=== Problem details ===
Starting at the top of the listing, extract every line up to and including the one with "0.076, 0.075, 0.100]". Pictures stay out of the copy.

=-=-=

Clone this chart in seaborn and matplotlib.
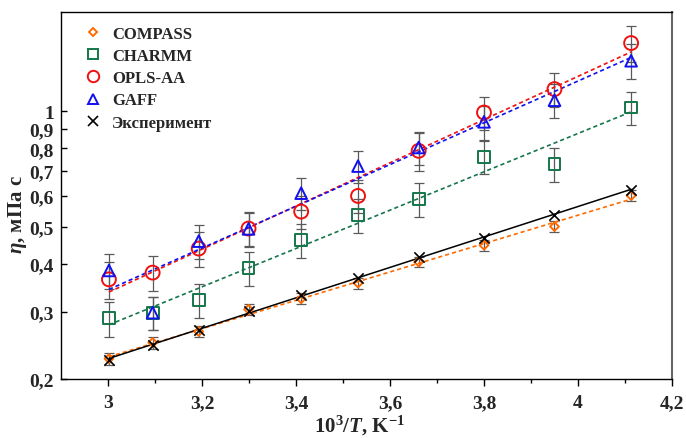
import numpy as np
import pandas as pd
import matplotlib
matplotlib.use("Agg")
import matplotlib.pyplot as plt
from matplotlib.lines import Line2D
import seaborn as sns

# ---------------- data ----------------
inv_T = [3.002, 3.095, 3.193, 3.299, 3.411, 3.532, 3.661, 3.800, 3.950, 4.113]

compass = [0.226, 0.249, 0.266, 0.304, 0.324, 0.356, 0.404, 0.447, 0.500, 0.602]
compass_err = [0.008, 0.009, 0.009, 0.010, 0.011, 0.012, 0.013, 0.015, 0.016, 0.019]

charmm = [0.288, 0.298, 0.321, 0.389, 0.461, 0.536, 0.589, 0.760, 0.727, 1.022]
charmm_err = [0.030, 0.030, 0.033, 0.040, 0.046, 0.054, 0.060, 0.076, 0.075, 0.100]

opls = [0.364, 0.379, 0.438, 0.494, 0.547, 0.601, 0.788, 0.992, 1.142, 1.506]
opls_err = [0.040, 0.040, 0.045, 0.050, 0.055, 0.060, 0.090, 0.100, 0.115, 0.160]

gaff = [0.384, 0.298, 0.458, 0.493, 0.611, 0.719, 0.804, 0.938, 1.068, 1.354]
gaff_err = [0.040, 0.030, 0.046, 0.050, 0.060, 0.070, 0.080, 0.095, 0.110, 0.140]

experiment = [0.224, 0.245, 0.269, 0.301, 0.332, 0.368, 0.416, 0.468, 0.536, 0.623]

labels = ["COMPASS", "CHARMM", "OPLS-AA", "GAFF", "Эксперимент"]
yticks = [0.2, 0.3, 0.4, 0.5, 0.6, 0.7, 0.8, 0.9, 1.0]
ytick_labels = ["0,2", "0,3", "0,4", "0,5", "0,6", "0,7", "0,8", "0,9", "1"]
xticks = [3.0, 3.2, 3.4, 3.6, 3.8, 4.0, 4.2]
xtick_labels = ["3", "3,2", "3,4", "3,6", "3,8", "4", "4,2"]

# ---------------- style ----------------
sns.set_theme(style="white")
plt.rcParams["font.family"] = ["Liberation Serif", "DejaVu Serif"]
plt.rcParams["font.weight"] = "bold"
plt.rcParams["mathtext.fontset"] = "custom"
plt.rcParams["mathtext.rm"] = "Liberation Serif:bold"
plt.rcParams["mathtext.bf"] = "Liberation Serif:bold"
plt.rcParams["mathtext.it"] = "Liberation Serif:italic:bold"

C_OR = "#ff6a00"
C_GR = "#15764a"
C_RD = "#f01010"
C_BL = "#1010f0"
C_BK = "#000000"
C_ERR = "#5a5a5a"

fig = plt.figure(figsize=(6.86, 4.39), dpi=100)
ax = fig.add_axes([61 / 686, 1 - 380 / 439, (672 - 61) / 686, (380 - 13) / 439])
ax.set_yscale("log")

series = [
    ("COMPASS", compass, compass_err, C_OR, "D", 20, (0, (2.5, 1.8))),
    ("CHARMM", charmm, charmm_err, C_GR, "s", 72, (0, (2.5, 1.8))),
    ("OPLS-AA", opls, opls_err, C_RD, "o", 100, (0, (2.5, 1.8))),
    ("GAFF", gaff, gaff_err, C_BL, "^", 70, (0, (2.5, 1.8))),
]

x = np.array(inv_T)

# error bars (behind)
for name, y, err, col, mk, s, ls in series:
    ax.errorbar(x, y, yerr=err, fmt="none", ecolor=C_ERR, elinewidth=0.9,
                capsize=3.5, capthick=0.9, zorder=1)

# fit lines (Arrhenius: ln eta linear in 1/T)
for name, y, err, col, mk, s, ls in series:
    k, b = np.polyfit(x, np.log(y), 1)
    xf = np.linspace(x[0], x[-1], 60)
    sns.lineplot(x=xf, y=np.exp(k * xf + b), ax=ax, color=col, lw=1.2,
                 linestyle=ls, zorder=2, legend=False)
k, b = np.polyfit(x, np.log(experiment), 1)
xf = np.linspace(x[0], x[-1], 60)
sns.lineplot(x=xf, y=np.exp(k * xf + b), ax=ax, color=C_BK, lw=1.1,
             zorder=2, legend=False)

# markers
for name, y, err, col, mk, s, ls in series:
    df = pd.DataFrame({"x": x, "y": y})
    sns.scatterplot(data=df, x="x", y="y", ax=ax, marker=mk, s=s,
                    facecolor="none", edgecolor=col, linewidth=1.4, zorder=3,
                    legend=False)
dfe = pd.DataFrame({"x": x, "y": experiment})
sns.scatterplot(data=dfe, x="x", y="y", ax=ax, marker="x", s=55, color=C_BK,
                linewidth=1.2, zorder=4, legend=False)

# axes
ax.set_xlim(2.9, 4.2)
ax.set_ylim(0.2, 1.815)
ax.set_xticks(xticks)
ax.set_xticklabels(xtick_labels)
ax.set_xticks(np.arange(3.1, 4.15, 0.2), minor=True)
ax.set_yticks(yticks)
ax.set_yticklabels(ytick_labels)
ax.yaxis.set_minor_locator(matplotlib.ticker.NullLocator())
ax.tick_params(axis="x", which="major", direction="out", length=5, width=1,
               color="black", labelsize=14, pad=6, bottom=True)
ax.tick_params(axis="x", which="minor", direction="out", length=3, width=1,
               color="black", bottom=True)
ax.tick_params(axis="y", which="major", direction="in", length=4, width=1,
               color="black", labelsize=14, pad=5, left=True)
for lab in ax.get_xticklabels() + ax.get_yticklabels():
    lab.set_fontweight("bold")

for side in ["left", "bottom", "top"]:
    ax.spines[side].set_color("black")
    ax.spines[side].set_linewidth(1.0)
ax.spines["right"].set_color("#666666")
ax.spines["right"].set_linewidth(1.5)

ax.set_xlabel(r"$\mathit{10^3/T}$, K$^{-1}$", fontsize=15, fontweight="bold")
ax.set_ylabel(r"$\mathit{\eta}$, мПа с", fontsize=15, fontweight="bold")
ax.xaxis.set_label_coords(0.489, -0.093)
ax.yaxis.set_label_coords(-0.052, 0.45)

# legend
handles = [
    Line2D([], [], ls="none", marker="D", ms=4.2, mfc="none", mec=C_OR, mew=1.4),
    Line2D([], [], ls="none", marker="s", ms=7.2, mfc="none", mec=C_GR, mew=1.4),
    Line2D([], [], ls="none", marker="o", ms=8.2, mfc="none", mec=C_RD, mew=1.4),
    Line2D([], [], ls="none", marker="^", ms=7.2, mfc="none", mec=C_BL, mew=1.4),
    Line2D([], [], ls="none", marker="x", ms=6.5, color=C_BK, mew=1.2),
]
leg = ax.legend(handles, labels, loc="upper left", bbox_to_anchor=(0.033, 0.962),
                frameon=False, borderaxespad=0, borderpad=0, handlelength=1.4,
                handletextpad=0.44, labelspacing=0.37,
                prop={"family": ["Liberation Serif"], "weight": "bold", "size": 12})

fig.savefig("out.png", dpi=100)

=-=-=

=== Task answer ===
Clone this chart in seaborn and matplotlib.
import numpy as np
import pandas as pd
import matplotlib
matplotlib.use("Agg")
import matplotlib.pyplot as plt
from matplotlib.lines import Line2D
import seaborn as sns

# ---------------- data ----------------
inv_T = [3.002, 3.095, 3.193, 3.299, 3.411, 3.532, 3.661, 3.800, 3.950, 4.113]

compass = [0.226, 0.249, 0.266, 0.304, 0.324, 0.356, 0.404, 0.447, 0.500, 0.602]
compass_err = [0.008, 0.009, 0.009, 0.010, 0.011, 0.012, 0.013, 0.015, 0.016, 0.019]

charmm = [0.288, 0.298, 0.321, 0.389, 0.461, 0.536, 0.589, 0.760, 0.727, 1.022]
charmm_err = [0.030, 0.030, 0.033, 0.040, 0.046, 0.054, 0.060, 0.076, 0.075, 0.100]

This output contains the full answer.